关于特别权利的设置问题,武汉大学的秦天宝博士认为对地方法规而言这是突破,主张对传统知识及人群设置专门权,这是传统知识享有的独特的、自成一体的权利总体,专门权利的主体是赋予特定社区和人群,其内容至少应当涵盖传统知识的所有权、利用与发展权、转让权、同意权和获益权等内容,专门权利的目的在于维护各相关社区的合法权益,专门权可以设定特别的期限;中国政法大学刘银良教授也主张考虑设置特别权利,认为知识产权是动态的,在注意法律重合和协调的同时,用尽现有制度资源。
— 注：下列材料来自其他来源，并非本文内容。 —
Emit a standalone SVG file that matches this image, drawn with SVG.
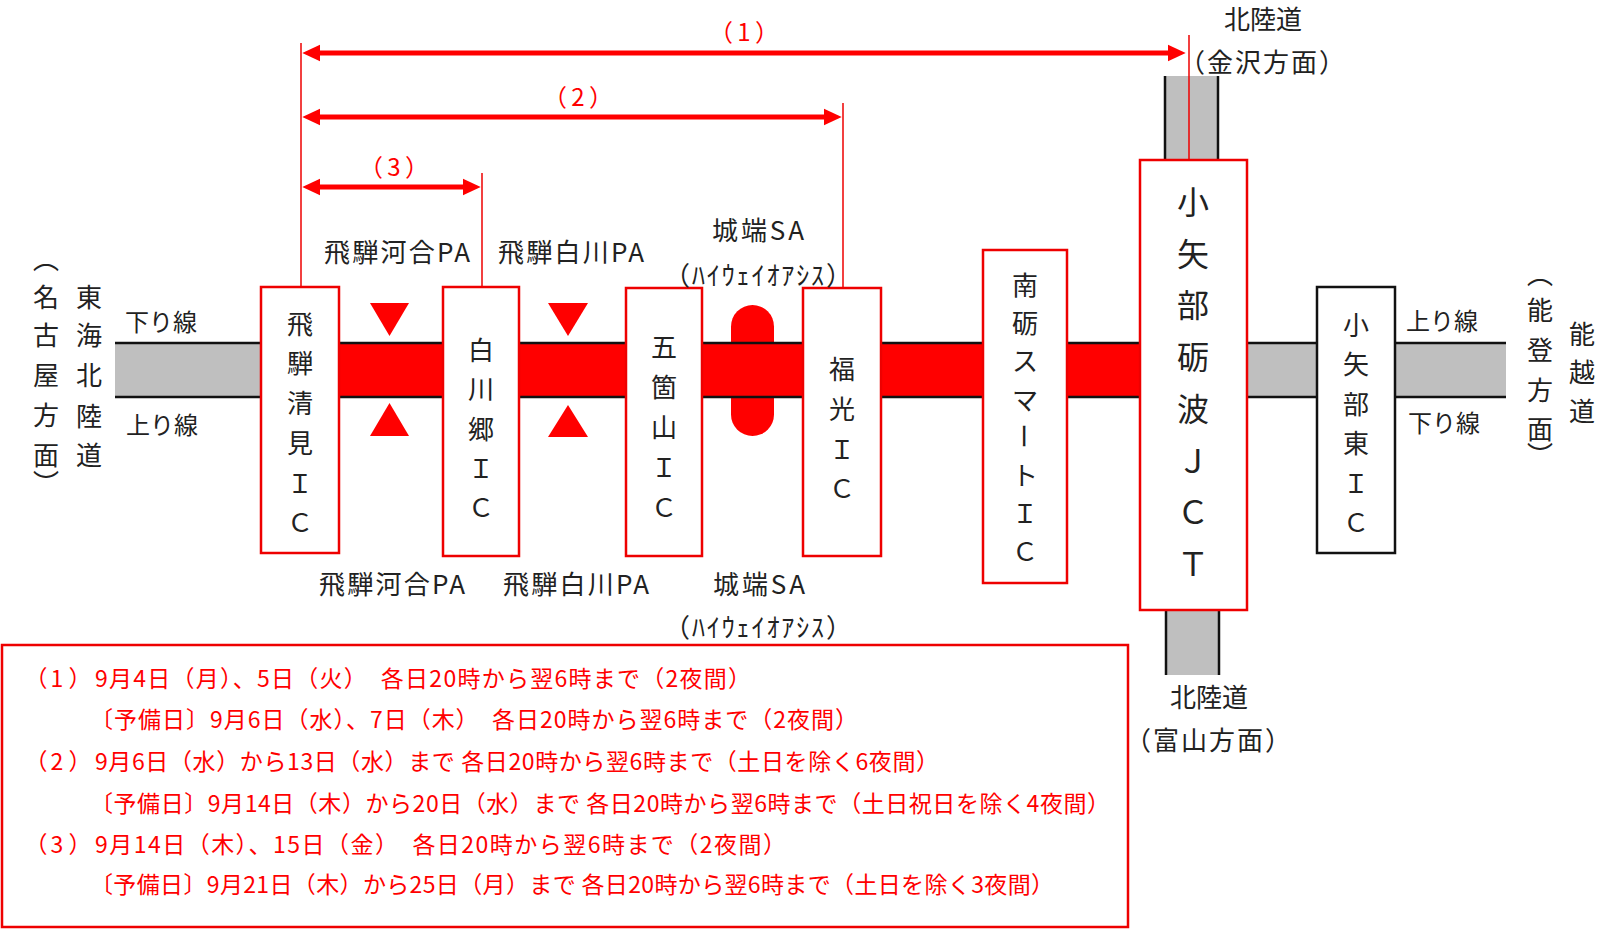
<svg xmlns="http://www.w3.org/2000/svg" width="1600" height="932" viewBox="0 0 1600 932">
<style>
text{font-family:"Noto Sans CJK JP","Noto Sans",sans-serif;fill:#222}
.v{font-size:26px;text-anchor:middle;dominant-baseline:central}
.vj{font-size:32px;text-anchor:middle;dominant-baseline:central}
.lbl{font-size:26px;text-anchor:middle;dominant-baseline:central}
.dir{font-size:24px;dominant-baseline:central}
.num{font-size:24px;text-anchor:middle;dominant-baseline:central;fill:#f00}
.leg{font-size:23px;dominant-baseline:central;fill:#f00}
.legn{font-size:23px;text-anchor:middle;dominant-baseline:central;fill:#f00}
.box{fill:#fff;stroke:#e00;stroke-width:2.5}
.boxk{fill:#fff;stroke:#111;stroke-width:2.5}
.gray{fill:#bfbfbf}
.edge{stroke:#111;stroke-width:2.5;fill:none}
.lead{stroke:#e00;stroke-width:1.5;fill:none}
.arr{stroke:#f00;stroke-width:5;fill:none;marker-start:url(#ah);marker-end:url(#ah)}
</style>
<defs>
<marker id="ah" markerUnits="userSpaceOnUse" markerWidth="18" markerHeight="18" viewBox="0 0 17 16" refX="5" refY="8" orient="auto-start-reverse"><path d="M0,0 L17,8 L0,16 z" fill="#f00"/></marker>
</defs>

<g id="roads">
<rect class="gray" x="115" y="343" width="150" height="54"/>
<rect x="335" y="343" width="810" height="54" fill="#f00"/>
<rect class="gray" x="1243" y="343" width="263" height="54"/>
<rect class="gray" x="1165" y="76" width="53" height="86"/>
<line class="edge" x1="1165" y1="76" x2="1165" y2="162"/>
<line class="edge" x1="1218" y1="76" x2="1218" y2="162"/>
<rect class="gray" x="1166" y="608" width="53" height="67"/>
<line class="edge" x1="1166" y1="608" x2="1166" y2="675"/>
<line class="edge" x1="1219" y1="608" x2="1219" y2="675"/>
<rect x="731" y="305" width="43" height="131" rx="21.5" fill="#f00"/>
<line class="edge" x1="115" y1="343" x2="1506" y2="343"/>
<line class="edge" x1="115" y1="397" x2="1506" y2="397"/>
</g>

<g id="pa-marks" fill="#f00">
<polygon points="370,303 409,303 389.5,336"/>
<polygon points="370,436 409,436 389.5,403"/>
<polygon points="548,303 588,303 568,336"/>
<polygon points="548,437 588,437 568,405"/>
</g>

<g id="connectors">
<line class="lead" x1="301" y1="43" x2="301" y2="287"/>
<line class="lead" x1="482" y1="173" x2="482" y2="287"/>
<line class="lead" x1="843" y1="103" x2="843" y2="288"/>
<line class="lead" x1="1189" y1="35" x2="1189" y2="162"/>
<line class="arr" x1="315" y1="53" x2="1173" y2="53"/>
<line class="arr" x1="315" y1="117" x2="829" y2="117"/>
<line class="arr" x1="315" y1="187" x2="468" y2="187"/>
<text class="num" y="30"><tspan x="721">（</tspan><tspan x="744">1</tspan><tspan x="767">）</tspan></text>
<text class="num" y="95"><tspan x="555">（</tspan><tspan x="578">2</tspan><tspan x="601">）</tspan></text>
<text class="num" y="165"><tspan x="371">（</tspan><tspan x="394">3</tspan><tspan x="417">）</tspan></text>
</g>

<g id="ic-hida-kiyomi">
<rect class="box" x="261" y="287" width="78" height="266"/>
<text class="v" x="300" y="322">飛</text><text class="v" x="300" y="361">騨</text><text class="v" x="300" y="401">清</text><text class="v" x="300" y="441">見</text><text class="v" x="300" y="481">Ｉ</text><text class="v" x="300" y="520">Ｃ</text>
</g>
<g id="ic-shirakawago">
<rect class="box" x="443" y="287" width="76" height="269"/>
<text class="v" x="481" y="348">白</text><text class="v" x="481" y="387">川</text><text class="v" x="481" y="427">郷</text><text class="v" x="481" y="466">Ｉ</text><text class="v" x="481" y="505">Ｃ</text>
</g>
<g id="ic-gokayama">
<rect class="box" x="626" y="288" width="76" height="268"/>
<text class="v" x="664" y="345">五</text><text class="v" x="664" y="385">箇</text><text class="v" x="664" y="425">山</text><text class="v" x="664" y="465">Ｉ</text><text class="v" x="664" y="505">Ｃ</text>
</g>
<g id="ic-fukumitsu">
<rect class="box" x="803" y="288" width="78" height="268"/>
<text class="v" x="842" y="367">福</text><text class="v" x="842" y="407">光</text><text class="v" x="842" y="447">Ｉ</text><text class="v" x="842" y="486">Ｃ</text>
</g>
<g id="ic-nanto-smart">
<rect class="box" x="983" y="250" width="84" height="333"/>
<text class="v" x="1025" y="283">南</text><text class="v" x="1025" y="321">砺</text><text class="v" x="1025" y="359">ス</text><text class="v" x="1025" y="398">マ</text><text class="v" x="1025" y="436" transform="rotate(90 1025 436)">ー</text><text class="v" x="1025" y="473">ト</text><text class="v" x="1025" y="511">Ｉ</text><text class="v" x="1025" y="549">Ｃ</text>
</g>
<g id="jct-oyabe-tonami">
<rect class="box" x="1140" y="160" width="107" height="450"/>
<text class="vj" x="1193" y="200">小</text><text class="vj" x="1193" y="252">矢</text><text class="vj" x="1193" y="303">部</text><text class="vj" x="1193" y="355">砺</text><text class="vj" x="1193" y="407">波</text><text class="vj" x="1193" y="459">Ｊ</text><text class="vj" x="1193" y="510">Ｃ</text><text class="vj" x="1193" y="562">Ｔ</text>
</g>
<g id="ic-oyabe-higashi">
<rect class="boxk" x="1317" y="287" width="78" height="266"/>
<text class="v" x="1356" y="323">小</text><text class="v" x="1356" y="362">矢</text><text class="v" x="1356" y="402">部</text><text class="v" x="1356" y="441">東</text><text class="v" x="1356" y="481">Ｉ</text><text class="v" x="1356" y="520">Ｃ</text>
</g>

<g id="labels">
<text class="v" x="89" y="295">東</text><text class="v" x="89" y="333">海</text><text class="v" x="89" y="373">北</text><text class="v" x="89" y="414">陸</text><text class="v" x="89" y="453">道</text>
<text class="v" x="46" y="257">︵</text><text class="v" x="46" y="295">名</text><text class="v" x="46" y="333">古</text><text class="v" x="46" y="373">屋</text><text class="v" x="46" y="413">方</text><text class="v" x="46" y="453">面</text><text class="v" x="46" y="481">︶</text>
<text class="v" x="1540" y="272">︵</text><text class="v" x="1540" y="308">能</text><text class="v" x="1540" y="348">登</text><text class="v" x="1540" y="388">方</text><text class="v" x="1540" y="427">面</text><text class="v" x="1540" y="453">︶</text>
<text class="v" x="1582" y="332">能</text><text class="v" x="1582" y="370">越</text><text class="v" x="1582" y="409">道</text>
<text class="dir" x="125" y="320">下り線</text>
<text class="dir" x="126" y="423">上り線</text>
<text class="dir" x="1406" y="319">上り線</text>
<text class="dir" x="1408" y="421">下り線</text>
<text class="lbl" x="1263" y="17">北陸道</text>
<text class="lbl" x="1262" y="60" font-size="24" textLength="166" lengthAdjust="spacing">（金沢方面）</text>
<text class="lbl" x="1209" y="695">北陸道</text>
<text class="lbl" x="1208" y="738" font-size="24" textLength="166" lengthAdjust="spacing">（富山方面）</text>
<text class="lbl" x="397" y="250" textLength="146">飛騨河合PA</text>
<text class="lbl" x="571" y="250" textLength="146">飛騨白川PA</text>
<text class="lbl" x="758" y="228" textLength="92">城端SA</text>
<text class="lbl" x="758" y="273" font-size="24" textLength="188" lengthAdjust="spacing">（ﾊｲｳｪｲｵｱｼｽ）</text>
<text class="lbl" x="392" y="582" textLength="146">飛騨河合PA</text>
<text class="lbl" x="576" y="582" textLength="146">飛騨白川PA</text>
<text class="lbl" x="759" y="582" textLength="92">城端SA</text>
<text class="lbl" x="758" y="625" font-size="24" textLength="188" lengthAdjust="spacing">（ﾊｲｳｪｲｵｱｼｽ）</text>
</g>

<g id="legend">
<rect x="2" y="645" width="1126" height="282" fill="none" stroke="#e00" stroke-width="2.5"/>
<text class="legn" y="677"><tspan x="36">（</tspan><tspan x="57">1</tspan><tspan x="80">）</tspan></text>
<text class="leg" x="95" y="677" textLength="656" lengthAdjust="spacing">9月4日（月）、5日（火）　各日20時から翌6時まで（2夜間）</text>
<text class="leg" x="90" y="718" textLength="768" lengthAdjust="spacing">〔予備日〕9月6日（水）、7日（木）　各日20時から翌6時まで（2夜間）</text>
<text class="legn" y="760"><tspan x="36">（</tspan><tspan x="57">2</tspan><tspan x="80">）</tspan></text>
<text class="leg" x="95" y="760" textLength="844" lengthAdjust="spacing">9月6日（水）から13日（水）まで 各日20時から翌6時まで（土日を除く6夜間）</text>
<text class="leg" x="90" y="802" textLength="1020" lengthAdjust="spacing">〔予備日〕9月14日（木）から20日（水）まで 各日20時から翌6時まで（土日祝日を除く4夜間）</text>
<text class="legn" y="843"><tspan x="36">（</tspan><tspan x="57">3</tspan><tspan x="80">）</tspan></text>
<text class="leg" x="95" y="843" textLength="691" lengthAdjust="spacing">9月14日（木）、15日（金）　各日20時から翌6時まで（2夜間）</text>
<text class="leg" x="90" y="883" textLength="964" lengthAdjust="spacing">〔予備日〕9月21日（木）から25日（月）まで 各日20時から翌6時まで（土日を除く3夜間）</text>
</g>
</svg>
而北京大学的韦之教授和崔国斌博士则不主张设置特别权利。
关于传统知识的界定及保护范围问题,中国社科院的李顺德教授主张参照WIPO的三大块(民间文学艺术、传统医药、与传统知识相关的遗传资源)先保护起来,有可能的时候再纳入现行知识产权制度;中国政法大学的刘银良教授则主张与传统知识相关的遗传资源不纳入传统知识界定,建议增加“传统标记”其中包括:传统符号、标记和地理标志等;中南财经政法大学的朱雪忠教授则主张不仅考虑传统知识的一般界定,更应该考虑跨区域特别是跨省的传统知识界定,尤其是考虑外省传统知识在贵州省的保护实施等。
关于传统知识保护与非物质文化遗产保护的结合问题,贵州省文化厅的会议出席人员主张保护传统知识有文化部的“非物质文化遗产保护法”就行了,不必再另立法规;而国家知识产权局条法司的宋建华副司长则认为非物质文化遗产的保护,其出发点是行使国家公权,达到保存的目的,传统知识保护的出发点是私权,关注持有人的权利问题,这是两个不同的但可以互相促进的问题,可以分别定位进行研究。
其实,不同的声音缘于不同的判断。从逻辑来看,问题的提出从实质来讲就是问题的存在,当传统知识保护这个命题以讨论形式出现的时候,不管我们持何种理由,都有一个让我们不能回避的事实,就是传统知识需要保护,传统知识必须保护;“保护传统知识”这是一个大的历史判断,在这个前提下讲不同的保护方式那是价值判断,我们只有承认这一点,传统知识保护也好,非物质文化遗产保护也好,才会迅速形成共识,否则一切都难有一个理想的结果。而知识产权保护传统知识,这个问题拔到一个另外一个高度讲又实际是两种知识系统的对话(感性与理性、模糊与精确、直觉与逻辑),这种对话一开始就是冲突的和不对等的,知识产权体系是现代工业社会本身内在的一种量化表述,是为现代知识量身定做的;一方面可以说是工业社会的产物,另一方面又是源于西方文化因子的知识理性的延伸和扩张。传统知识则是一个非主流化的、非功利化的、边缘化的知识,其背后特定的对象是与现代社会游戏规则格格不入的弱势群体,知识产权保护传统知识从一开始传统知识就是被迫的回应。所以,贵州省传统知识立法保护承载着太多的任务与期待,但又正如北京大学教授韦之在意见会议上敏锐的指出:不应指望一个法规达到全部目的,这正好道出了贵州省传统知识立法保护探索的现状与处境——任重而道远。